— BEGIN Given information —

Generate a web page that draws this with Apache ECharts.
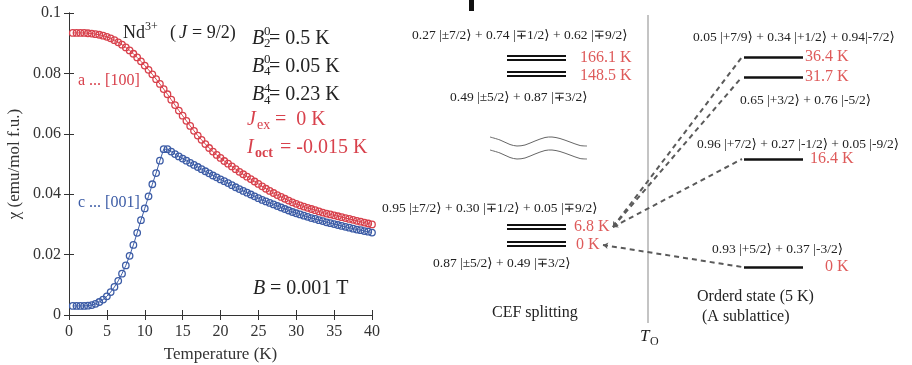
<!DOCTYPE html>
<html>
<head>
<meta charset="utf-8">
<script src="https://cdn.jsdelivr.net/npm/echarts@6/dist/echarts.min.js"></script>
<style>
  html, body { margin: 0; padding: 0; background: #fff; }
  #main { width: 912px; height: 365px; }
</style>
</head>
<body>
<div id="main"></div>
<script>
// susceptibility vs temperature (0.5 K steps)
const temps = [0.5, 1, 1.5, 2, 2.5, 3, 3.5, 4, 4.5, 5, 5.5, 6, 6.5, 7, 7.5, 8, 8.5, 9, 9.5, 10,
  10.5, 11, 11.5, 12, 12.5, 13, 13.5, 14, 14.5, 15, 15.5, 16, 16.5, 17, 17.5, 18, 18.5, 19, 19.5, 20,
  20.5, 21, 21.5, 22, 22.5, 23, 23.5, 24, 24.5, 25, 25.5, 26, 26.5, 27, 27.5, 28, 28.5, 29, 29.5, 30,
  30.5, 31, 31.5, 32, 32.5, 33, 33.5, 34, 34.5, 35, 35.5, 36, 36.5, 37, 37.5, 38, 38.5, 39, 39.5, 40];

// a ... [100]
const chiA = [0.0934, 0.0934, 0.0934, 0.0934, 0.0933, 0.0932, 0.0930, 0.0928, 0.0925, 0.0921,
  0.0916, 0.0910, 0.0903, 0.0895, 0.0886, 0.0876, 0.0865, 0.0853, 0.0840, 0.0826,
  0.0812, 0.0797, 0.0781, 0.0765, 0.0748, 0.0731, 0.0713, 0.0695, 0.0677, 0.0660,
  0.0643, 0.0626, 0.0610, 0.0594, 0.0580, 0.0566, 0.0553, 0.0541, 0.0530, 0.0520,
  0.0510, 0.0501, 0.0492, 0.0483, 0.0474, 0.0466, 0.0458, 0.0450, 0.0442, 0.0434,
  0.0426, 0.0418, 0.0411, 0.0404, 0.0397, 0.0391, 0.0385, 0.0379, 0.0373, 0.0368,
  0.0363, 0.0359, 0.0355, 0.0351, 0.0347, 0.0343, 0.0339, 0.0336, 0.0333, 0.0330,
  0.0327, 0.0324, 0.0321, 0.0318, 0.0315, 0.0312, 0.0309, 0.0306, 0.0303, 0.0300];

// c ... [001]
const chiC = [0.0030, 0.0030, 0.0030, 0.0030, 0.0031, 0.0033, 0.0037, 0.0043, 0.0051, 0.0062,
  0.0076, 0.0093, 0.0113, 0.0137, 0.0164, 0.0196, 0.0232, 0.0272, 0.0314, 0.0353,
  0.0393, 0.0433, 0.0470, 0.0511, 0.0549, 0.0549, 0.0541, 0.0533, 0.0525, 0.0518,
  0.0511, 0.0504, 0.0497, 0.0490, 0.0483, 0.0476, 0.0469, 0.0462, 0.0456, 0.0449,
  0.0443, 0.0437, 0.0430, 0.0423, 0.0417, 0.0411, 0.0405, 0.0399, 0.0393, 0.0387,
  0.0381, 0.0376, 0.0371, 0.0366, 0.0361, 0.0356, 0.0351, 0.0346, 0.0341, 0.0337,
  0.0333, 0.0329, 0.0325, 0.0321, 0.0318, 0.0314, 0.0311, 0.0307, 0.0304, 0.0301,
  0.0298, 0.0295, 0.0292, 0.0289, 0.0286, 0.0283, 0.0281, 0.0278, 0.0276, 0.0273];

// level scheme (schematic rows, measured from top of the panel)
const cefLabels = ['0 K', '6.8 K', '148.5 K', '166.1 K'];
const cefRows = [244, 227, 73.5, 57.5];
const cefStates = [
  '0.87 |\u00b15/2\u27e9 + 0.49 |\u22133/2\u27e9',
  '0.95 |\u00b17/2\u27e9 + 0.30 |\u22131/2\u27e9 + 0.05 |\u22139/2\u27e9',
  '0.49 |\u00b15/2\u27e9 + 0.87 |\u22133/2\u27e9',
  '0.27 |\u00b17/2\u27e9 + 0.74 |\u22131/2\u27e9 + 0.62 |\u22139/2\u27e9'
];
const ordLabels = ['0 K', '16.4 K', '31.7 K', '36.4 K'];
const ordRows = [267, 159, 77, 57];
const ordStates = [
  '0.93 |+5/2\u27e9 + 0.37 |-3/2\u27e9',
  '0.96 |+7/2\u27e9 + 0.27 |-1/2\u27e9 + 0.05 |-9/2\u27e9',
  '0.65 |+3/2\u27e9 + 0.76 |-5/2\u27e9',
  '0.05 |+7/9\u27e9 + 0.34 |+1/2\u27e9 + 0.94|-7/2\u27e9'
];
// which CEF doublet feeds which ordered level: [cef index, ordered index]
const links = [[0, 0], [1, 1], [1, 2], [1, 3]];

const RED = '#d8414c';
const BLUE = '#3c5ca6';
const LRED = '#de5a5a';
const INK = '#222';
const SERIF = '"Liberation Serif", "DejaVu Serif", serif';

// level bars live in their own grid, x from 380 to 912 and y in panel rows
const cefX = [507, 566];
const ordX = [744, 803];

const cefBars = [];
cefRows.forEach(function (r) {
  cefBars.push({ coords: [[cefX[0], r - 2], [cefX[1], r - 2]] });
  cefBars.push({ coords: [[cefX[0], r + 2], [cefX[1], r + 2]] });
});
const ordBars = ordRows.map(function (r) {
  return { coords: [[ordX[0], r], [ordX[1], r]] };
});
const linkLines = links.map(function (l) {
  const from = l[0] === 0 ? [603, cefRows[0] + 1] : [613, cefRows[1]];
  return { coords: [from, [ordX[0] - 2, ordRows[l[1]]]] };
});

function txt(x, y, s, size, extra) {
  return {
    type: 'text', x: x, y: y, silent: true,
    style: Object.assign({
      text: s, font: size + 'px ' + SERIF, fill: INK,
      textAlign: 'left', textVerticalAlign: 'middle'
    }, extra || {})
  };
}
function ital(size) { return 'italic ' + size + 'px ' + SERIF; }

const texts = [
  // left panel annotations
  txt(123, 33, 'Nd', 18),
  txt(145, 27, '3+', 12),
  txt(170, 33, '(', 18),
  txt(179, 33, 'J', 18, { font: ital(18) }),
  txt(192, 33, '= 9/2)', 18),

  txt(252, 38.5, 'B', 20, { font: ital(20) }),
  txt(264, 32, '0', 13), txt(264, 44, '2', 13),
  txt(269, 38.5, '= 0.5 K', 20),
  txt(252, 66.5, 'B', 20, { font: ital(20) }),
  txt(264, 60, '0', 13), txt(264, 72, '4', 13),
  txt(269, 66.5, '= 0.05 K', 20),
  txt(252, 95, 'B', 20, { font: ital(20) }),
  txt(264, 88.5, '4', 13), txt(264, 100.5, '4', 13),
  txt(269, 95, '= 0.23 K', 20),

  txt(247, 120, 'J', 20, { font: ital(20), fill: RED }),
  txt(257, 125, 'ex', 14, { fill: RED }),
  txt(275, 120, '=  0 K', 20, { fill: RED }),
  txt(247, 148, 'I', 20, { font: ital(20), fill: RED }),
  txt(255, 153, 'oct', 14, { font: 'bold 14px ' + SERIF, fill: RED }),
  txt(280, 148, '= -0.015 K', 20, { fill: RED }),

  txt(78, 81, 'a ... [100]', 16, { fill: RED }),
  txt(78, 203, 'c ... [001]', 16, { fill: BLUE }),

  txt(253, 289, 'B', 20, { font: ital(20) }),
  txt(270, 289, '= 0.001 T', 20),

  // right panel
  txt(412, 35, cefStates[3], 13.5),
  txt(450, 97, cefStates[2], 13.5),
  txt(382, 208, cefStates[1], 13.5),
  txt(433, 263, cefStates[0], 13.5),
  txt(580, 58, cefLabels[3], 16, { fill: LRED }),
  txt(580, 76, cefLabels[2], 16, { fill: LRED }),
  txt(574, 227, cefLabels[1], 16, { fill: LRED }),
  txt(576, 245, cefLabels[0], 16, { fill: LRED }),
  txt(492, 313, 'CEF splitting', 16),

  txt(693, 37, ordStates[3], 13.5),
  txt(740, 100, ordStates[2], 13.5),
  txt(697, 144, ordStates[1], 13.5),
  txt(712, 249, ordStates[0], 13.5),
  txt(805, 57, ordLabels[3], 16, { fill: LRED }),
  txt(805, 77, ordLabels[2], 16, { fill: LRED }),
  txt(810, 159, ordLabels[1], 16, { fill: LRED }),
  txt(825, 267, ordLabels[0], 16, { fill: LRED }),
  txt(697, 297, 'Orderd state (5 K)', 16),
  txt(702, 317, '(A sublattice)', 16),
  txt(640, 337, 'T', 17, { font: ital(17) }),
  txt(650, 342, 'O', 12)
];

// hand-traced break waves between the low and high CEF levels
const wave1 = [[490, 137], [500, 140], [510, 144.5], [517, 146], [525, 145], [535, 141],
  [545, 137.5], [552, 137], [560, 138.5], [570, 142], [580, 145.5], [587, 146]];
const wave2 = wave1.map(function (p) { return [p[0], p[1] + 13]; });

const decor = [
  // T_O divider
  { type: 'line', silent: true, shape: { x1: 648, y1: 15, x2: 648, y2: 323 },
    style: { stroke: '#c4c4c4', lineWidth: 2 } },
  { type: 'polyline', silent: true, shape: { points: wave1, smooth: 0.3 },
    style: { stroke: '#666', lineWidth: 1, fill: null } },
  { type: 'polyline', silent: true, shape: { points: wave2, smooth: 0.3 },
    style: { stroke: '#666', lineWidth: 1, fill: null } },
  // small dark mark at the top edge
  { type: 'rect', silent: true, shape: { x: 469, y: 0, width: 5, height: 11 },
    style: { fill: '#111' } }
];

const axisLine = { show: true, lineStyle: { color: '#333', width: 1 } };
const axisTick = { show: true, inside: true, length: 5, lineStyle: { color: '#333', width: 1 } };
const labelStyle = { fontFamily: SERIF, fontSize: 16, color: '#333' };

const chart = echarts.init(document.getElementById('main'), null, { renderer: 'canvas' });
chart.setOption({
  animation: false,
  backgroundColor: '#fff',
  grid: [
    { left: 69, right: 540, top: 13, bottom: 50, containLabel: false, outerBoundsMode: 'none' },
    { left: 380, right: 0, top: 0, bottom: 0, containLabel: false, outerBoundsMode: 'none' }
  ],
  xAxis: [
    {
      gridIndex: 0, type: 'value', min: 0, max: 40, interval: 5, position: 'bottom',
      axisLine: axisLine, axisTick: axisTick, splitLine: { show: false },
      axisLabel: Object.assign({ margin: 9 }, labelStyle),
      name: 'Temperature (K)', nameLocation: 'middle', nameGap: 31,
      nameTextStyle: { fontFamily: SERIF, fontSize: 17, color: '#333' }
    },
    {
      gridIndex: 0, type: 'value', min: 0, max: 40, interval: 5, position: 'top',
      axisLine: axisLine, axisTick: axisTick, splitLine: { show: false },
      axisLabel: { show: false }
    },
    { gridIndex: 1, type: 'value', min: 380, max: 912, show: false }
  ],
  yAxis: [
    {
      gridIndex: 0, type: 'value', min: 0, max: 0.1, interval: 0.02, position: 'left',
      axisLine: axisLine, axisTick: axisTick, splitLine: { show: false },
      axisLabel: Object.assign({ margin: 8 }, labelStyle),
      name: '\u03c7 (emu/mol f.u.)', nameLocation: 'middle', nameGap: 46, nameRotate: 90,
      nameTextStyle: { fontFamily: SERIF, fontSize: 17, color: '#333' }
    },
    {
      gridIndex: 0, type: 'value', min: 0, max: 0.1, interval: 0.02, position: 'right',
      axisLine: axisLine, axisTick: axisTick, splitLine: { show: false },
      axisLabel: { show: false }
    },
    { gridIndex: 1, type: 'value', min: 0, max: 365, inverse: true, show: false }
  ],
  series: [
    {
      name: 'a ... [100]', type: 'line', xAxisIndex: 0, yAxisIndex: 0,
      data: temps.map(function (t, i) { return [t, chiA[i]]; }),
      symbol: 'circle', symbolSize: 6.5,
      itemStyle: { color: 'rgba(255,255,255,0)', borderColor: RED, borderWidth: 1.3 },
      lineStyle: { color: RED, width: 1 }
    },
    {
      name: 'c ... [001]', type: 'line', xAxisIndex: 0, yAxisIndex: 0,
      data: temps.map(function (t, i) { return [t, chiC[i]]; }),
      symbol: 'circle', symbolSize: 6.5,
      itemStyle: { color: 'rgba(255,255,255,0)', borderColor: BLUE, borderWidth: 1.3 },
      lineStyle: { color: BLUE, width: 1 }
    },
    {
      name: 'CEF', type: 'lines', coordinateSystem: 'cartesian2d', xAxisIndex: 2, yAxisIndex: 2,
      data: cefBars, lineStyle: { color: '#111', width: 2.2, opacity: 1 }
    },
    {
      name: 'ordered', type: 'lines', coordinateSystem: 'cartesian2d', xAxisIndex: 2, yAxisIndex: 2,
      data: ordBars, lineStyle: { color: '#111', width: 2.5, opacity: 1 }
    },
    {
      name: 'links', type: 'lines', coordinateSystem: 'cartesian2d', xAxisIndex: 2, yAxisIndex: 2,
      data: linkLines, symbol: ['arrow', 'none'], symbolSize: 5,
      lineStyle: { color: '#5a5a5a', width: 2, type: [5, 4], opacity: 1 }
    }
  ],
  graphic: decor.concat(texts)
});
</script>
</body>
</html>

— END Given information —

* [What is expected]
Return, unchanged, the lines from the first line of the material through the line that holds "0.0306, 0.0303, 0.0300];", inclusive, omitting pictures.

* [Exercise result]
Generate a web page that draws this with Apache ECharts.
<!DOCTYPE html>
<html>
<head>
<meta charset="utf-8">
<script src="https://cdn.jsdelivr.net/npm/echarts@6/dist/echarts.min.js"></script>
<style>
  html, body { margin: 0; padding: 0; background: #fff; }
  #main { width: 912px; height: 365px; }
</style>
</head>
<body>
<div id="main"></div>
<script>
// susceptibility vs temperature (0.5 K steps)
const temps = [0.5, 1, 1.5, 2, 2.5, 3, 3.5, 4, 4.5, 5, 5.5, 6, 6.5, 7, 7.5, 8, 8.5, 9, 9.5, 10,
  10.5, 11, 11.5, 12, 12.5, 13, 13.5, 14, 14.5, 15, 15.5, 16, 16.5, 17, 17.5, 18, 18.5, 19, 19.5, 20,
  20.5, 21, 21.5, 22, 22.5, 23, 23.5, 24, 24.5, 25, 25.5, 26, 26.5, 27, 27.5, 28, 28.5, 29, 29.5, 30,
  30.5, 31, 31.5, 32, 32.5, 33, 33.5, 34, 34.5, 35, 35.5, 36, 36.5, 37, 37.5, 38, 38.5, 39, 39.5, 40];

// a ... [100]
const chiA = [0.0934, 0.0934, 0.0934, 0.0934, 0.0933, 0.0932, 0.0930, 0.0928, 0.0925, 0.0921,
  0.0916, 0.0910, 0.0903, 0.0895, 0.0886, 0.0876, 0.0865, 0.0853, 0.0840, 0.0826,
  0.0812, 0.0797, 0.0781, 0.0765, 0.0748, 0.0731, 0.0713, 0.0695, 0.0677, 0.0660,
  0.0643, 0.0626, 0.0610, 0.0594, 0.0580, 0.0566, 0.0553, 0.0541, 0.0530, 0.0520,
  0.0510, 0.0501, 0.0492, 0.0483, 0.0474, 0.0466, 0.0458, 0.0450, 0.0442, 0.0434,
  0.0426, 0.0418, 0.0411, 0.0404, 0.0397, 0.0391, 0.0385, 0.0379, 0.0373, 0.0368,
  0.0363, 0.0359, 0.0355, 0.0351, 0.0347, 0.0343, 0.0339, 0.0336, 0.0333, 0.0330,
  0.0327, 0.0324, 0.0321, 0.0318, 0.0315, 0.0312, 0.0309, 0.0306, 0.0303, 0.0300];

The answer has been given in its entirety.